The Outdoor Learning Research and Development Symposium was organised by the university’s Learning Education and Development Research Centre. Outdoor learning is an important theme within the centre which supports research and the development of teachers, outdoor staff and other interested groups.

Among pieces of research presented at the event was work examining the  use of an outdoor classroom, the impact of outdoor residential experiences on year 6 primary school pupils and the benefit of allowing young people to experience risk outside.

The university’s Ambleside campus is also home to the North West Research Hub, part of a network of outdoor learning research centres whose members met in the afternoon. Earlier this month the university co-hosted an event with Defra to promote consultation on the government’s 25-year plan for food, farming and the environment. Now Natural England has asked outdoor research hubs to contribute ideas.

Dr Chris Loynes

“This is an autonomous group of researchers and practitioners who are able to consider how much outdoors learning is contributing to young people, what we think the gaps are and how we reach out to communities in our areas,” Dr Chris Loynes, reader in outdoor education, said. “This will enable us to work even more effectively to help people who currently don’t get an opportunity to spend time outdoors.
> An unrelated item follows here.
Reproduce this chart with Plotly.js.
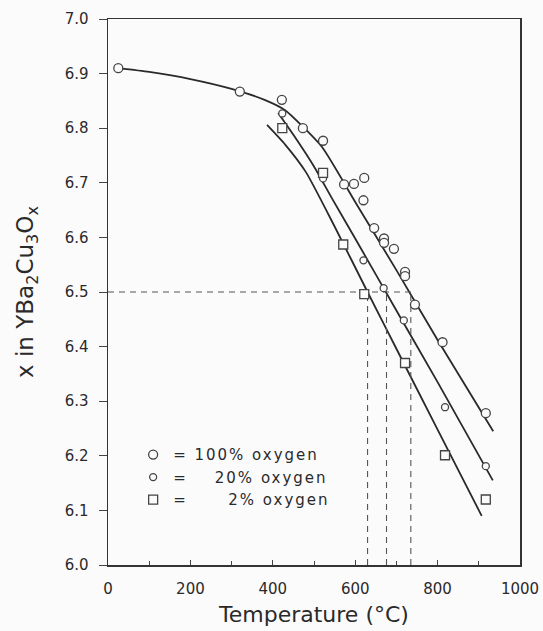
<!DOCTYPE html>
<html><head><meta charset="utf-8">
<script src="https://cdn.plot.ly/plotly-3.0.1.min.js"></script>
<style>html,body{margin:0;padding:0;background:#fcfbfc} .legendtext{letter-spacing:2px}</style>
</head><body><div id="chart" style="width:543px;height:631px"></div>
<script>
// measured points
const temp100 = [25, 320, 422, 473, 522, 573, 597, 622, 620, 646, 670, 670, 694, 721, 721, 745, 812, 917];
const x100    = [6.910, 6.867, 6.852, 6.800, 6.777, 6.697, 6.698, 6.709, 6.668, 6.617, 6.598, 6.590, 6.579, 6.537, 6.529, 6.477, 6.408, 6.278];
const temp20  = [423, 522, 620, 669, 718, 818, 917];
const x20     = [6.827, 6.708, 6.558, 6.507, 6.448, 6.289, 6.181];
const temp2   = [423, 522, 571, 622, 721, 818, 917];
const x2      = [6.800, 6.718, 6.587, 6.496, 6.370, 6.201, 6.120];
// fitted curves
const fitT100 = [25, 100, 200, 300, 380, 430, 470, 520, 600, 700, 800, 935];
const fitX100 = [6.910, 6.903, 6.890, 6.872, 6.852, 6.833, 6.805, 6.765, 6.665, 6.540, 6.412, 6.245];
const fitT20  = [413, 450, 500, 544, 600, 700, 800, 934];
const fitX20  = [6.828, 6.788, 6.730, 6.671, 6.598, 6.466, 6.335, 6.155];
const fitT2   = [386, 430, 480, 550, 630, 700, 800, 907];
const fitX2   = [6.806, 6.770, 6.720, 6.620, 6.500, 6.396, 6.248, 6.090];
// reference level x = 6.5 and the temperatures where each curve reaches it
const refLevel = 6.5;
const refTemps = [630, 676, 735];
const axisMin = 6.0;
const xTicks = [0, 200, 400, 600, 800, 1000];
const yTicks = [6.0, 6.1, 6.2, 6.3, 6.4, 6.5, 6.6, 6.7, 6.8, 6.9, 7.0];
const names = ['=\u00a0100% oxygen', '=\u00a0\u00a0\u00a0\u00a020% oxygen', '=\u00a0\u00a0\u00a0\u00a0\u00a0\u00a02% oxygen'];

const ink = '#2a2a2c';
const traces = [];
const lineStyle = {color: ink, width: 1.8, shape: 'spline', smoothing: 0.6};
traces.push({x: fitT100, y: fitX100, mode: 'lines', line: lineStyle, showlegend: false, hoverinfo: 'skip'});
traces.push({x: fitT20, y: fitX20, mode: 'lines', line: lineStyle, showlegend: false, hoverinfo: 'skip'});
traces.push({x: fitT2, y: fitX2, mode: 'lines', line: lineStyle, showlegend: false, hoverinfo: 'skip'});
// dashed guides
const dash = {color: '#555', width: 1.1, dash: '6px,5px'};
traces.push({x: [0, Math.max(...refTemps)], y: [refLevel, refLevel], mode: 'lines', line: dash, showlegend: false, hoverinfo: 'skip'});
refTemps.forEach(t => traces.push({x: [t, t], y: [axisMin, refLevel], mode: 'lines', line: dash, showlegend: false, hoverinfo: 'skip'}));

const mk = (sym, size) => ({symbol: sym, size: size, color: '#fcfbfc', line: {color: '#444', width: 1.3}});
traces.push({x: temp100, y: x100, mode: 'markers', name: names[0], marker: mk('circle', 9)});
traces.push({x: temp20, y: x20, mode: 'markers', name: names[1], marker: mk('circle', 7)});
traces.push({x: temp2, y: x2, mode: 'markers', name: names[2], marker: mk('square', 9)});

const tickFont = {family: 'DejaVu Sans', size: 15, color: '#2a2a2a'};
const layout = {
  width: 543, height: 631,
  paper_bgcolor: '#fcfbfc', plot_bgcolor: '#fcfbfc',
  margin: {l: 108, r: 23, t: 19, b: 66},
  showlegend: true,
  legend: {x: 0.061, y: 0.232, xanchor: 'left', yanchor: 'top', bgcolor: 'rgba(0,0,0,0)',
           font: {family: 'DejaVu Sans', size: 15, color: '#2a2a2a'}, tracegroupgap: 0, itemwidth: 30},
  xaxis: {range: [0, 1000], tickvals: xTicks, ticktext: xTicks.map(String), ticks: 'inside', ticklen: 5,
          tickcolor: '#444', minor: {dtick: 100, ticks: 'inside', ticklen: 4, tickcolor: '#444'},
          showgrid: false, zeroline: false, showline: true, linecolor: '#333', linewidth: 1.5, mirror: true,
          tickfont: tickFont, ticklabelstandoff: 9,
          title: {text: 'Temperature (°C)', font: {family: 'DejaVu Sans', size: 22, color: '#2a2a2a'}, standoff: 10}},
  yaxis: {range: [6.0, 7.0], tickvals: yTicks, ticktext: yTicks.map(v => v.toFixed(1)), ticks: 'outside', ticklen: 8,
          tickcolor: '#444', showgrid: false, zeroline: false, showline: true, linecolor: '#333', linewidth: 1.5, mirror: true,
          tickfont: tickFont, ticklabelstandoff: 7,
          title: {text: 'x in YBa<sub>2</sub>Cu<sub>3</sub>O<sub>x</sub>', font: {family: 'DejaVu Sans', size: 23, color: '#2a2a2a'}, standoff: 24}}
};
Plotly.newPlot('chart', traces, layout, {displayModeBar: false, staticPlot: true});
</script></body></html>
We hope this will generate a plan which will encourage more people to engage with the environment in which they live and work.”

The meeting considered how children who do enjoy getting involved in the outdoors then subsequently lose contact before regaining an interest in later life – so-called ‘disrupted paths.’ Delegates were asked to map where opportunities exist in the hope of identifying gaps for future development.

“The research we have done about the value of outdoor learning has been listened to but there’s a lot more we can do to make that research more robust and fine grained so we know what works best for groups in different situations,” Dr Loynes said.

The university hopes to be able to create links between research students and outdoor organisations to enable detailed studies to take place and potentially influence the debate about how to make more of the great outdoors.